Interpreting Quantum Components: Visualization and Validation

  • Visualize Parameter Evolution: Track parameter changes during training using traces, histograms, or heatmaps to demonstrate learning patterns.
  • Visualize Circuit Behavior: Annotate circuit diagrams to map gate parameters to outputs. Use sensitivity views to illustrate the impact of small changes on results.
  • Support Validation Workflows: Pair visualizations with reproducible validation checks, dashboards, or notebooks demonstrating expected behavior on representative data and documenting control over stochastic elements.

Regulatory and Audit Readiness

Regulatory Focus What to Document Why it Matters Sample Artifact
Reproducible Pipelines Random seeds, environment specifications, data lineage, versioned artifacts. Enables consistent validation across runs and time. environment.yml/requirements.txt, Git-tracked scripts, notebooks with fixed seeds.
Open Code and Artifacts Source code, model/circuit descriptions, dependency documentation.
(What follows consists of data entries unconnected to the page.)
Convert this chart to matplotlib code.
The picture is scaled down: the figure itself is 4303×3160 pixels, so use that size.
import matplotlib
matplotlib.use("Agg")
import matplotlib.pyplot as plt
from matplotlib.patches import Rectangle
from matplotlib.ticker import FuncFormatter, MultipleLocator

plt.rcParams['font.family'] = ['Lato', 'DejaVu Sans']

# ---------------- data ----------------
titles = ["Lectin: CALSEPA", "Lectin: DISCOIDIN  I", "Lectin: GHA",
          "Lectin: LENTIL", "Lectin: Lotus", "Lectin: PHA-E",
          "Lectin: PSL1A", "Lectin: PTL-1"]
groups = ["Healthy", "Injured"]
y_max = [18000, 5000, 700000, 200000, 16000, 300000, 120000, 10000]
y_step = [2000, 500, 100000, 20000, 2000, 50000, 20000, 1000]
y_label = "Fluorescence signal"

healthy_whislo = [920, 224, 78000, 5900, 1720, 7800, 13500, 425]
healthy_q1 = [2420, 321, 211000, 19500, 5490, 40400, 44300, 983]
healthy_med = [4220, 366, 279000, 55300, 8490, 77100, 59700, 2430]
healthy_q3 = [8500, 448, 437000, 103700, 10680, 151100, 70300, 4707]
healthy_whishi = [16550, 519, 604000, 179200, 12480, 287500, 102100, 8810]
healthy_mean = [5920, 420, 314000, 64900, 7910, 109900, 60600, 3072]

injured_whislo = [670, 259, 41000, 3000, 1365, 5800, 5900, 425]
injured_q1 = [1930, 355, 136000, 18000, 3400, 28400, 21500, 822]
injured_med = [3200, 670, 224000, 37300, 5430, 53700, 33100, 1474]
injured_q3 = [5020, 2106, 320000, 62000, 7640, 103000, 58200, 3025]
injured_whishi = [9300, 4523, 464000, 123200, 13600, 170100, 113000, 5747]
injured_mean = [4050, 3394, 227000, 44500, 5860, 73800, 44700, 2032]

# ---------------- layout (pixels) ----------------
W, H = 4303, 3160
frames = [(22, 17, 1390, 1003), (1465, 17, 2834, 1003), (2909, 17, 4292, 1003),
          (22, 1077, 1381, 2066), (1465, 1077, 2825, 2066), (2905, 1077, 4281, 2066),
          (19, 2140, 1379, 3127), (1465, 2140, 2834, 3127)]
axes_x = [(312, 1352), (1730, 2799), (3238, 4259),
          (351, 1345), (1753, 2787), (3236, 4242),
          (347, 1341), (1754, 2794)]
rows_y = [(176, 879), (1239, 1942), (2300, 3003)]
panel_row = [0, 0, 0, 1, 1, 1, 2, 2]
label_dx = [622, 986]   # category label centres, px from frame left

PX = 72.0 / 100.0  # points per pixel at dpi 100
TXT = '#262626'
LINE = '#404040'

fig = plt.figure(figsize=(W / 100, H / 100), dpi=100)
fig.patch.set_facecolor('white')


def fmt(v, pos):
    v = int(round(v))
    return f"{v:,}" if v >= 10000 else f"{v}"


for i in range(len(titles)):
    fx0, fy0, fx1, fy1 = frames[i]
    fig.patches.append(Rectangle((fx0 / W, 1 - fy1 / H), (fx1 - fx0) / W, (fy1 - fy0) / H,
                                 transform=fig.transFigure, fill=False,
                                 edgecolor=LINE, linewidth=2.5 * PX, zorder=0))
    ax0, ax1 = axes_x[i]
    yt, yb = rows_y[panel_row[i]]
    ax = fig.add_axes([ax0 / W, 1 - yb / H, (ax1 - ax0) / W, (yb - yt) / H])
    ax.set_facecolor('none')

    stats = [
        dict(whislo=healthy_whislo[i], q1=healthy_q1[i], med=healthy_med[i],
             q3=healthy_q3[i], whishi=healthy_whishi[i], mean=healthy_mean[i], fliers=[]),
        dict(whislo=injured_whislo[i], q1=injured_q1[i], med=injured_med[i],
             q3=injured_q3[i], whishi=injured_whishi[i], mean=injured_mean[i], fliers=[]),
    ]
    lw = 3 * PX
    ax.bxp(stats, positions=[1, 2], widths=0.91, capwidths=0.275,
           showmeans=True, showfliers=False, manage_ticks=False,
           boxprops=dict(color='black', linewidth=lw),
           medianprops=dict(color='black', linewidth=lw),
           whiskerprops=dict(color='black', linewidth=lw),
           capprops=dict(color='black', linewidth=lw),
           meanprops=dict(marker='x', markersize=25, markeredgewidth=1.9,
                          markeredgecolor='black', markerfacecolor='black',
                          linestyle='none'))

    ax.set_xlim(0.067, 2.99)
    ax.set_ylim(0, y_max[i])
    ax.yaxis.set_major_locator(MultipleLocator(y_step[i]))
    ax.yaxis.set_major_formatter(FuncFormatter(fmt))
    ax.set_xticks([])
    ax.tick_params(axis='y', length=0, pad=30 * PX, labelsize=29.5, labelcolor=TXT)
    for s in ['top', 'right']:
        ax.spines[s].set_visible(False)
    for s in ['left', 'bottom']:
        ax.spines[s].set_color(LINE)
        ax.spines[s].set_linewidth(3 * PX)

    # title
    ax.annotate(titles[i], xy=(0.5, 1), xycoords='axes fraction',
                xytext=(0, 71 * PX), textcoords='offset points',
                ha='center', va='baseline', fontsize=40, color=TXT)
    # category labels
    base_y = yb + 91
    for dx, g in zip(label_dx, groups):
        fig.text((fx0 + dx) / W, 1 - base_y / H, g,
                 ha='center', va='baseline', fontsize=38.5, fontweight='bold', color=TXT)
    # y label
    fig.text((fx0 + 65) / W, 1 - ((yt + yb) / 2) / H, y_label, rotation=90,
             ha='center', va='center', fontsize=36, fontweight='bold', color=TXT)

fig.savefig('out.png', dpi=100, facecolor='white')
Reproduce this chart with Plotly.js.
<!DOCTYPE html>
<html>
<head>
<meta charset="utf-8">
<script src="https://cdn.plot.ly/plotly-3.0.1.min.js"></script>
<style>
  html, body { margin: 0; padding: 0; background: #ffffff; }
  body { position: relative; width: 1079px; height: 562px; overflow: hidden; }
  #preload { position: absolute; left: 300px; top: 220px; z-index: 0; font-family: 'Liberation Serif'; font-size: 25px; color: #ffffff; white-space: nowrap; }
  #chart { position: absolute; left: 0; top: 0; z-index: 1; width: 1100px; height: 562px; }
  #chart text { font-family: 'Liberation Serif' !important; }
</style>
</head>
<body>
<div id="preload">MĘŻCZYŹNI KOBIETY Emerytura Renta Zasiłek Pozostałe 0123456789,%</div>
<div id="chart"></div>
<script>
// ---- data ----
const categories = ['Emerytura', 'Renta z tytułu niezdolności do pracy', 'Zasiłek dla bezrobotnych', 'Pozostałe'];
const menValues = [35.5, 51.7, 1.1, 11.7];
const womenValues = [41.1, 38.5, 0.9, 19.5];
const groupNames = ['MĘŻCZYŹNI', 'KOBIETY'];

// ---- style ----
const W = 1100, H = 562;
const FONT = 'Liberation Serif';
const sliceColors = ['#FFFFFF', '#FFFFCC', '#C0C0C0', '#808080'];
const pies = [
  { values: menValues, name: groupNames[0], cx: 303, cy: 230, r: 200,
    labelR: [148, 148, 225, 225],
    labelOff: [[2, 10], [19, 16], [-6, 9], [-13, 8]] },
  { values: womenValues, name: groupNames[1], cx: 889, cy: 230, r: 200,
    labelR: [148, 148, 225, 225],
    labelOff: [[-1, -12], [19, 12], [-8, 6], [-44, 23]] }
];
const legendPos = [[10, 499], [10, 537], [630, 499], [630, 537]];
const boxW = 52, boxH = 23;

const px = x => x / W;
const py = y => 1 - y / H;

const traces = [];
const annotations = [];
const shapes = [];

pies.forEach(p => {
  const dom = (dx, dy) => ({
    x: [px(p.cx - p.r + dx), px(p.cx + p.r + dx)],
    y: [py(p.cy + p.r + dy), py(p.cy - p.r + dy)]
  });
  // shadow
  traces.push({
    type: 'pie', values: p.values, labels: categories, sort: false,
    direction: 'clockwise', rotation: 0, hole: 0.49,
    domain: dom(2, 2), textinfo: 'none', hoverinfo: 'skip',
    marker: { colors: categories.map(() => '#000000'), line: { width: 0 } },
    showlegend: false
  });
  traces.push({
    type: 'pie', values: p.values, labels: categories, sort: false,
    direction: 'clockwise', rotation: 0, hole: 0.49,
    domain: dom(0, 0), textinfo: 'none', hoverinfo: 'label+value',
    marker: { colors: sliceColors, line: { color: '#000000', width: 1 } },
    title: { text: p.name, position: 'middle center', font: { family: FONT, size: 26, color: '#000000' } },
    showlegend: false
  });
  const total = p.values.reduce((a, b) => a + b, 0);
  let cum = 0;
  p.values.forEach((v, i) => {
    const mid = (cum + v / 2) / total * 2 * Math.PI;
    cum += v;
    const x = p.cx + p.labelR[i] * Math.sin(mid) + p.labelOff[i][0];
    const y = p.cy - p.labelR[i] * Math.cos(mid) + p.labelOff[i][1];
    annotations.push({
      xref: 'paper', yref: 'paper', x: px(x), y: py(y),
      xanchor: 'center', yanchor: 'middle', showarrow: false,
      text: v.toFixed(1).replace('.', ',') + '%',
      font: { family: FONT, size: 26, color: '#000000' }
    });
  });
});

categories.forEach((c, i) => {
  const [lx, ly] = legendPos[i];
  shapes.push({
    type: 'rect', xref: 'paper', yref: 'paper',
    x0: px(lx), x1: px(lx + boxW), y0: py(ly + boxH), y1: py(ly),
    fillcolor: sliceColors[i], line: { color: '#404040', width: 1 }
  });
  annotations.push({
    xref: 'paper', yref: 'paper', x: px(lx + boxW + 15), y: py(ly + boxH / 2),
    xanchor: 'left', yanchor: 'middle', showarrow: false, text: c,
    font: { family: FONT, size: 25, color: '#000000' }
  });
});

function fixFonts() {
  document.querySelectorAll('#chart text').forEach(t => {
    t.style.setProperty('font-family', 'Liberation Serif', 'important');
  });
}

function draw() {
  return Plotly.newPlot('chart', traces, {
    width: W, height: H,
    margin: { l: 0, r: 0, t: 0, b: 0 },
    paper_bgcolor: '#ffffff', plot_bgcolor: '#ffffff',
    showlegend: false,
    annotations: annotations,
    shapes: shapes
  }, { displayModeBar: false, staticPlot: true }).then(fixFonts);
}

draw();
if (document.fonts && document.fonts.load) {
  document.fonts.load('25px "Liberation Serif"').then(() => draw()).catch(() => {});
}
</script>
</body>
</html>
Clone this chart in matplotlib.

Supports independent review, auditing, and replication. Public/internal repository, container images, annotated diagrams.
Documentation of Stochastic Behavior Random seeds, noise models, hardware factors, result distributions. Helps stakeholders understand variability and risk. Experiment logs, recorded seeds, description of noise assumptions.

User-Focused Explanations to Build Trust

  • Plain-Language Benefits and Limitations: Present what quantum components can and cannot do practically, avoiding hype.
  • Accessible Explanations: Pair technical details with non-technical summaries and real-world implications.
  • Balanced Visuals and Narratives: Use diagrams, narratives, and scenarios showing interpretation and failure modes.
  • Best Practices from Tech Comms: Maintain glossaries, provide step-by-step guides, and align messages with audience needs.

Side-by-Side Comparison: Quantum-Enhanced CV vs. Classical Algorithms

Model Components Datasets/Benchmarks Latency/Throughput Reproducibility
Classical CNN Baseline Standard CNN backbone; no quantum module. CIFAR-10 subset; ImageNet subset. Established and predictable. High; mature tooling.
Hybrid Quantum-Classical CV CNN backbone + PQC with angle-encoding and entangling gates. Same as baseline; includes noise simulations. Higher due to PQC compute and encoding. Emerging; requires careful integration.
Quantum-Inspired Classical Methods Classical algorithms inspired by quantum concepts. Varied; often smaller-scale demonstrations. Moderate; implementation-dependent. Good; more mature than quantum hardware experiments.

Pros and Cons of Quantum-Enhanced Computer Vision

Pros:

  • Potential for novel feature interactions via quantum representations.
  • Modular design complements existing CV pipelines.
  • Possible advantages in structured linear-algebra tasks.
  • Drives research in error mitigation, quantum encodings, and hybrid optimization.

Cons:

  • Hardware availability and qubit quality remain major bottlenecks.
  • Current gains are task- and hardware-dependent, not guaranteed to generalize.
  • Data encoding overhead and circuit depth can negate end-to-end performance benefits.
  • Reproducibility challenges due to hardware-software integration.
  • Interpretability and auditability of quantum components are developing, posing challenges for regulated industries.